The next 48 hours were easily the worst of my life. Upon arrival at Penn I was greeted by a team of doctors and nurses and admitted to a specialized floor for patients with blood diseases. The veins in my arms endured more than twenty incursions by needles so that my caregivers could run a variety of tests and begin to give me more than a half dozen medications intravenously. You’re heard of death by a thousand cuts. My journey began with death by a thousand pricks. And that was the easy part. The real fun began with my first bone marrow biopsy. In order to properly diagnose the exact strand of the disease the doctors have to extract marrow from the bone in your lower back. Let’s call it an invasive procedure and one where there really is no good way to anesthetize the area.  The procedure takes about 15-20 minutes and you can actually feel the marrow being pulled out in about 20 seconds of pure terror.

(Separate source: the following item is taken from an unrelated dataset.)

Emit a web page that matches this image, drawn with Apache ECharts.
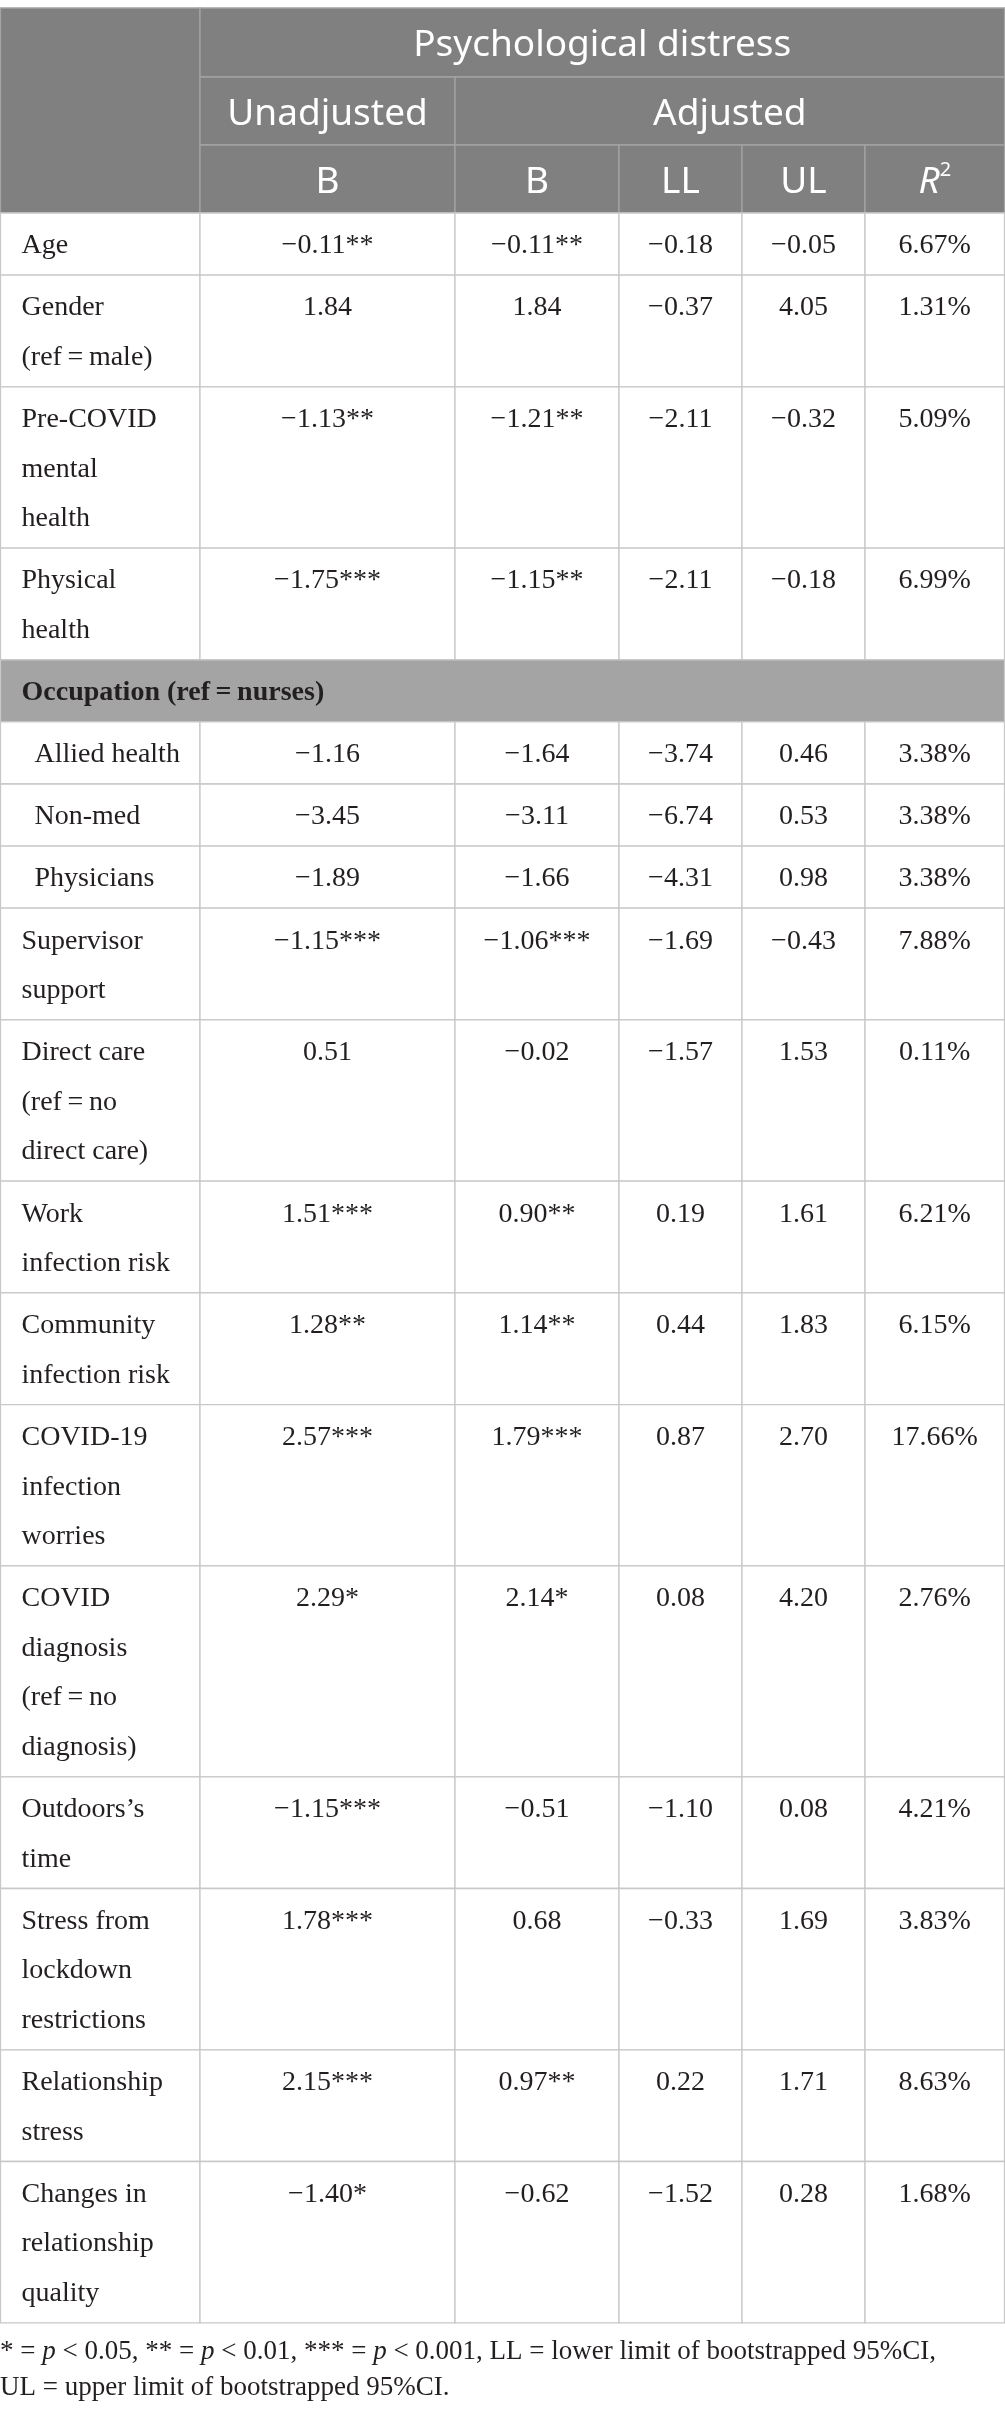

My life as I knew it was over.

And the day had begun simply enough. I had woken up, had breakfast and coffee and had a full day of work planned. Now I was under intensive treatment for a dreadful disease and would be in the hospital for the next 30 days. And the worst was yet to come.

Anyhow, the purpose of this post is not to depress you or to seek sympathy. I find writing cathartic and hope it helps. As my normal readers know I have always been a big believer in fate and to switch my metaphors from Latin to Roman mythology, Fortuna had different plans for me than the ones I laid out. Readers had always asked me, what will you do now that you’ve played the top 100 courses in the world? I didn’t really have any meaningful golf related goals so I thought I would wait and see what happened.

Well, this debacle happened.

It has been almost nine months since that dreadful day in May and I now have some new goals I want to achieve. As far as goals go they are basic:

1. Survive cancer
2. Go to Augusta this April to watch the Masters in person one more time
3. Play golf again

For those that have the fortitude for it, I will chronicle my new quest through the blog.

God willing, more to come over the next 12 months on my trials and tribulations, chronicling my fight, with observations about modern medicine, fairness in life, opioids, and golf  . . .

I still have some significant hurdles to overcome but can’t wait to immerse myself in the greatest game once again.